Benazir Bhutto: Favored Daughter
- Author: Brooke Allen
- Language: English
- Subject: Benazir Bhutto Politics of Pakistan
- Genre: Political biography
- Publisher: New Harvest
- Publication date: 2016
- Publication place: United States
- Media type: Print
- Pages: 176
- ISBN: 978-0-544-64893-7

= Benazir Bhutto: Favored Daughter =

2016 political biography by Brooke Allen

Benazir Bhutto: Favored Daughter is a 2016 political biography by Brooke Allen about Pakistani politician Benazir Bhutto. Published by New Harvest as part of the Icons series, the book follows Bhutto from her privileged upbringing as the daughter of Zulfikar Ali Bhutto through her education abroad, imprisonment under General Zia-ul-Haq, two terms as Prime Minister of Pakistan, exile, and return to Pakistan in 2007.

== Synopsis ==
Allen begins with a short history of the Bhutto family and the political rise of Zulfikar Ali Bhutto, using that background to frame Benazir Bhutto's childhood and early exposure to power. The book then follows her years in the United States and Britain, including her studies at Radcliffe College and Oxford, and her appearance alongside her father at the Simla negotiations in 1972.

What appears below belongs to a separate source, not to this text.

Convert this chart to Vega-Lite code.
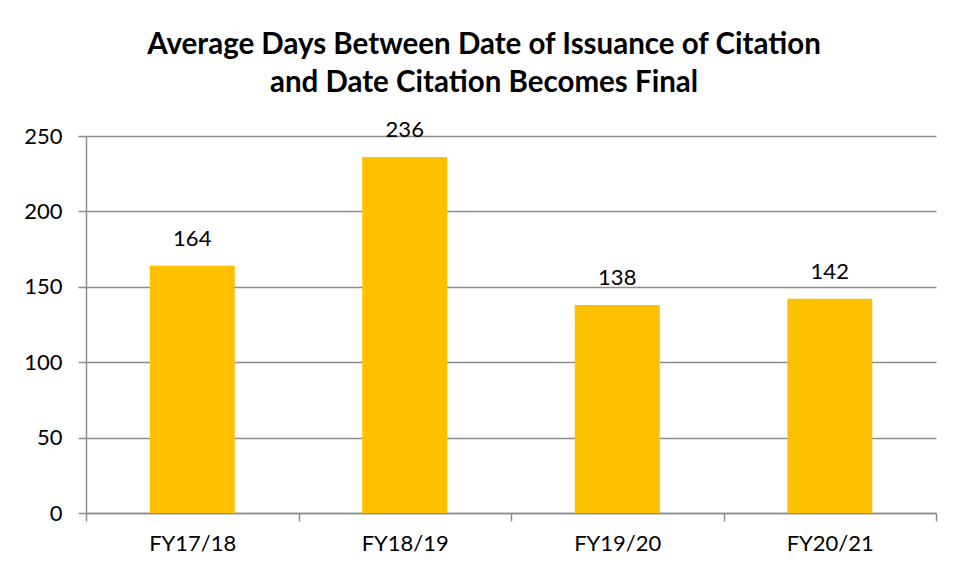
{
  "$schema": "https://vega.github.io/schema/vega-lite/v6.json",
  "width": 850,
  "height": 377,
  "autosize": {"type": "none"},
  "padding": {"left": 86, "top": 136, "right": 23, "bottom": 65},
  "background": "white",
  "title": {
    "text": ["Average Days Between Date of Issuance of Citation", "and Date Citation Becomes Final"],
    "font": "Lato",
    "fontSize": 29.5,
    "fontWeight": "bold",
    "color": "#000000",
    "lineHeight": 38,
    "anchor": "middle",
    "frame": "group",
    "dx": -27,
    "offset": 21
  },
  "data": {
    "values": [
      {"year": "FY17/18", "days": 164},
      {"year": "FY18/19", "days": 236},
      {"year": "FY19/20", "days": 138},
      {"year": "FY20/21", "days": 142}
    ]
  },
  "encoding": {
    "x": {
      "field": "year",
      "type": "nominal",
      "sort": null,
      "scale": {"paddingInner": 0, "paddingOuter": 0},
      "axis": {
        "title": null,
        "labelAngle": 0,
        "labelFont": "Lato",
        "labelFontSize": 22,
        "labelColor": "#000000",
        "labelPadding": 12,
        "tickBand": "extent",
        "ticks": true,
        "tickSize": 8,
        "tickColor": "#8c8c8c",
        "tickWidth": 1.5,
        "domainColor": "#8c8c8c",
        "domainWidth": 1.5,
        "grid": false
      }
    },
    "y": {
      "field": "days",
      "type": "quantitative",
      "scale": {"domain": [0, 250]},
      "axis": {
        "title": null,
        "values": [0, 50, 100, 150, 200, 250],
        "labelFont": "Lato",
        "labelFontSize": 22,
        "labelColor": "#000000",
        "labelPadding": 16,
        "tickSize": 8,
        "tickColor": "#8c8c8c",
        "tickWidth": 1.5,
        "domainColor": "#8c8c8c",
        "domainWidth": 1.5,
        "grid": true,
        "gridColor": "#8c8c8c",
        "gridWidth": 1.5
      }
    }
  },
  "layer": [
    {"mark": {"type": "bar", "color": "#FFC000", "width": {"band": 0.4}}},
    {
      "mark": {"type": "text", "dy": -27, "font": "Lato", "fontSize": 22, "color": "#000000"},
      "encoding": {"text": {"field": "days", "type": "quantitative"}}
    }
  ],
  "config": {"view": {"stroke": null}}
}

The biography goes on to cover Bhutto's imprisonment and political emergence during the Zia era, her leadership of the Pakistan Peoples Party from exile in London, and her return to Pakistan in 1986. It then traces her two premierships in the late 1980s and 1990s, the increasing prominence of corruption allegations involving her administration and her husband Asif Ali Zardari, and her eventual return to Pakistan in 2007 shortly before her assassination.

== Reception ==
In Kirkus Reviews, the book was described as a "sharp, perceptive" and "concise biography". The review said that, despite Allen's reliance on limited Pakistani sources, she had produced a compelling account of Bhutto's turbulent life and of Pakistan's political history.

Writing in Library Journal, Kathleen Dupre said the work was not "the definitive biography" of Bhutto, but called it "a quick, compelling read" and praised its straightforward style. Dupre also argued that the phrase "favored daughter" was used sarcastically, and that much of the book was devoted to exposing the darker side of Bhutto's personality and leadership.

Reviewing the book in Dawn, Hassan Javid called it an "eminently readable and engaging portrait" that helped explain Bhutto's appeal and contradictions. He nevertheless criticized the book for giving too little detail about the 1977 coup against Zulfikar Ali Bhutto and for not fully explaining the corruption allegations surrounding Benazir Bhutto and Zardari.